For weeks now, everyone who has been watching the race for the US Presidency has been looking at the remaining balance of delegates on offer and trying to figure out if the chasers on the respective sides have any realistic hope left. After the polls closed in the New York primaries, there was the beginning of certainty beginning to emerge from the swirling mists of the unknown.
On the Republican side, the delegates were allotted three per congressional district and if a candidate won a majority, they not only picked up two on the basis of proportionality but they were given the third as well. Because of this, Donald Trump absolutely knocked the New York primary face out of the park - it was up over and gone.
Trump scored the lion's share of the available delegates which if nothing else, salvages his push to win the 1,237 needed to avoid going to a contested Republican National Convention. If nobody gets to the required 1,237 pledged delegates needed to pick up the automatic nomination, then who knows what sort of yell down war ride the RNC is likely to be. The last time that this happened was back in 1980 and the only member of the GOP staff who was around at the time is now in his 90s.
On the Democratic side of the race, it's pretty well much over for Bernie Sanders. Even though he's been winning a good chunk of states of late, Hilary Clinton has carried her home state of New York by a good margin.
If you really drill down into the results of the New York primary, Trump has won 89 of the 93 possible pledged delegates. The only county in the entire of the state of New York, which didn't vote for Donald Trump, was none other than New York County; that very same small slice of Manhattan Island that he happens to live on and it wasn't even Ted Cruz who picked up those 4 delegates but John Kasich who was theoretically eliminated weeks and weeks ago. Kasich now needs just 148.5% of the remaining delegates at the RNC.
Most of the Democratic primaries which remain are closed; which means that people will have already have had to have been registered voters in order to have a say. Unlike other states which have open primaries and caucuses, one simply does not walk into a Democrat primary.
One thing that I've noticed as someone who has been watching this whole thing like a neutral watches a football match, is that once you know what sort caucus or primary it is, you can make a prediction in the same way as you would for the end of a Premier League season. The teams which are already doing well, continue to do well. Bernie tends to do better when the primary is open and Hilary does better when it is closed. Also, unlike the Republican side of the race, the process for allotting delegates on the Democratic side is always on a proportional basis. There is no winner-takes-all or winner-takes-most on the Democratic side; so there is no opportunity to flip a whole state like there in the Republican race.
With the numbers increasingly looking ever more precarious for Bernie Sanders, I'm going to suggest that unless he starts pulling out wins where he takes out +80% of the vote, then unless California does something massively different to the rest of the country, Hilary will be the nominee in an uncontested Democrat National Convention.

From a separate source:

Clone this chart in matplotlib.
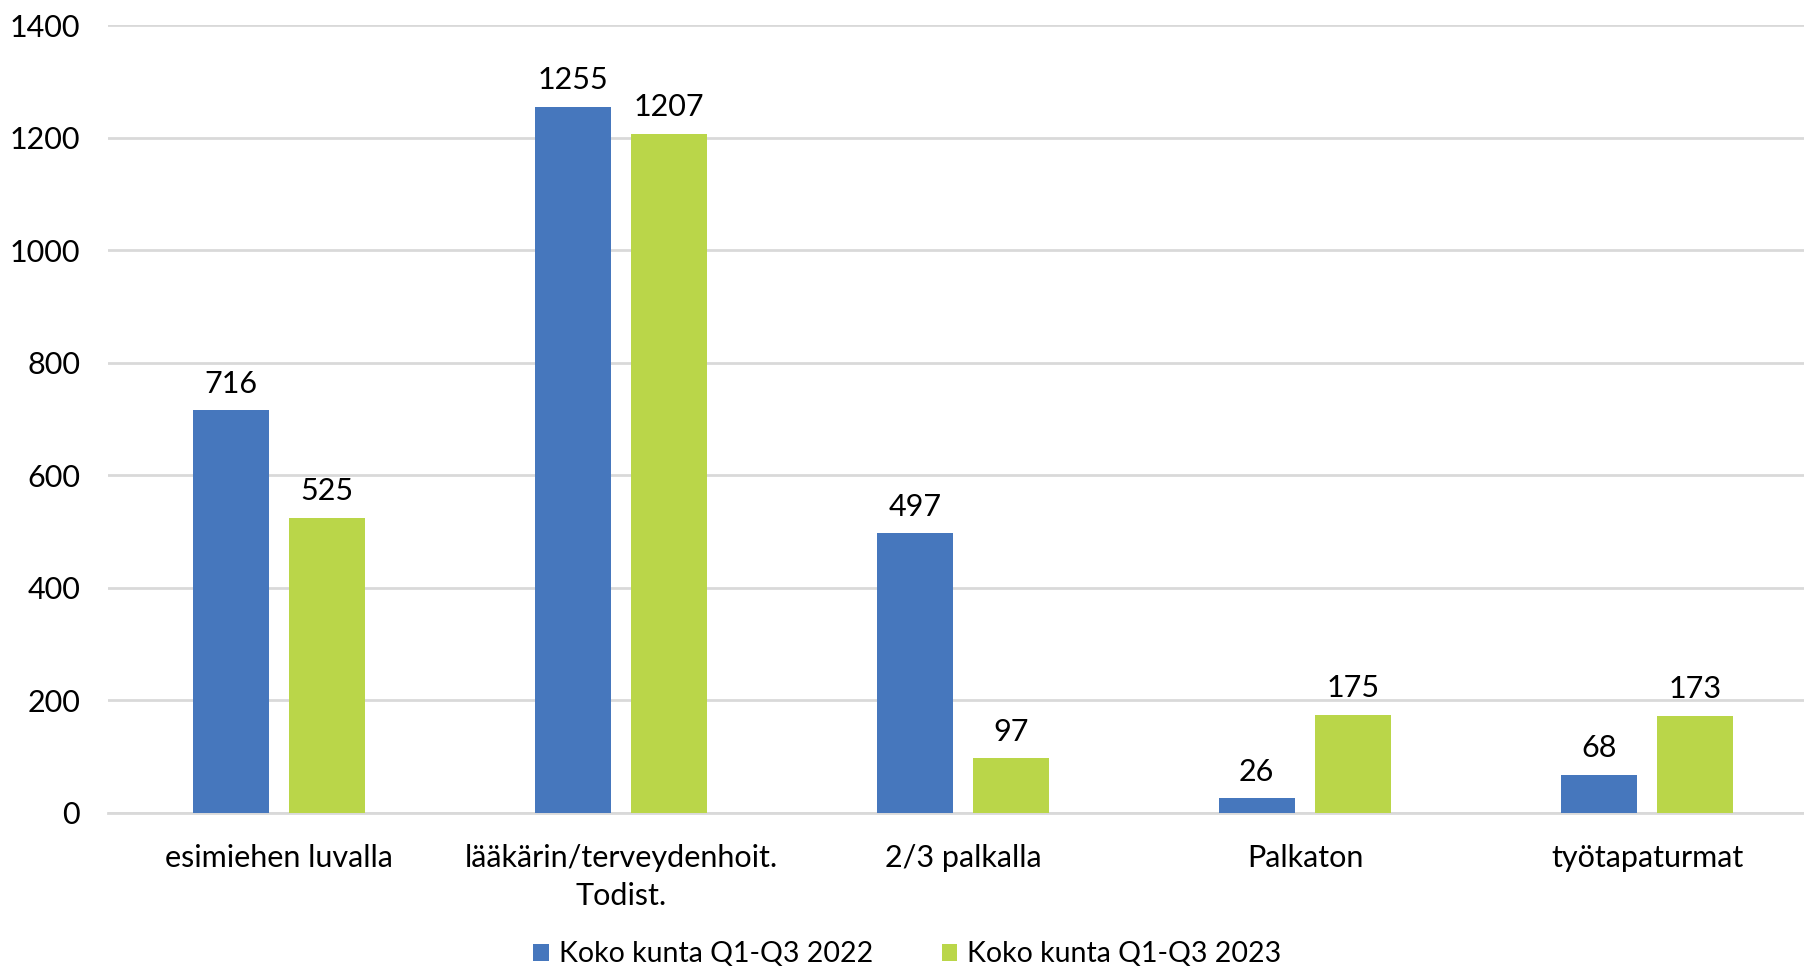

The road to 1,237 delegates on the Republican side is I think closed for everyone except Donald Trump and so the only question is whether or not he actually falls over the line. Trump who has 845, only needs 392 of the remaining delegates; which is 53% of them. Ted Cruz who is the nearest candidate, has 559 and so this means that he needs 678 of the remaining 733 delegates, or 92% of them. It's almost reached the point where it will be mathematically impossible for Ted Cruz to win and mathematically possible for Donald Trump to not win outright.
The numbers are even more tilted on the Democrat side. Hilary Clinton has 1930 delegates and needs only 453 of the remaining 1646. That is only 28% of what's left to play for and because the Democratic Party uses a proportional system, Hilary could afford to lose entire states by 100% and still win the nomination purely from delegates from California.
Bernie Sanders is increasingly looking at the light at the end of the tunnel and realising that it is an oncoming train. He has 1189 delegates and needs 1194 of the 1646 which remain. This puts him at 70% of the vote required and the point at which he will need more than 100% of the vote, can't be very far away.
I'm going to call this now and suggest that the general election in November will be a fight between Donald Trump and Hilary Clinton. If this is the case then the next guessing game will be to pick who the President of the United States will be and on that front, I have no idea at all, even how you pick that.
Right across the Anglophone world and in places which have Westminster Parliaments (which is places like Australia, Great Britain, Canada and five of the six state parliaments in Australia), it is relatively easy to apply uniform swing calculations across the electorate as a whole and predict which seats are going to fall to whom. A US Presidential Election though, does not and cannot work that way. Even if you ignore the sheer idiocy and arcane madness of the Electoral College, there simply are no reliable metrics for predicting who the President will be. Uniform swing calculators don't work because candidates generally only run once or twice (unless they are perpetual third party candidates like Ralph Nader) and even then, the fact that voting in the United States is only optional, means that the electorate is far more fractious and fickle to be reliable.
I'm even going to say that it's easier for me to predict that Paul Ryan will be the nominee for the Republicans and win the election on the 3rd of November 2020, than to try and predict the winner of the 2016 race. That's like trying to find a needle in a haystack; in a hayfield; on the Hay Plain; when you're looking out of the window of a plane and have hayfever.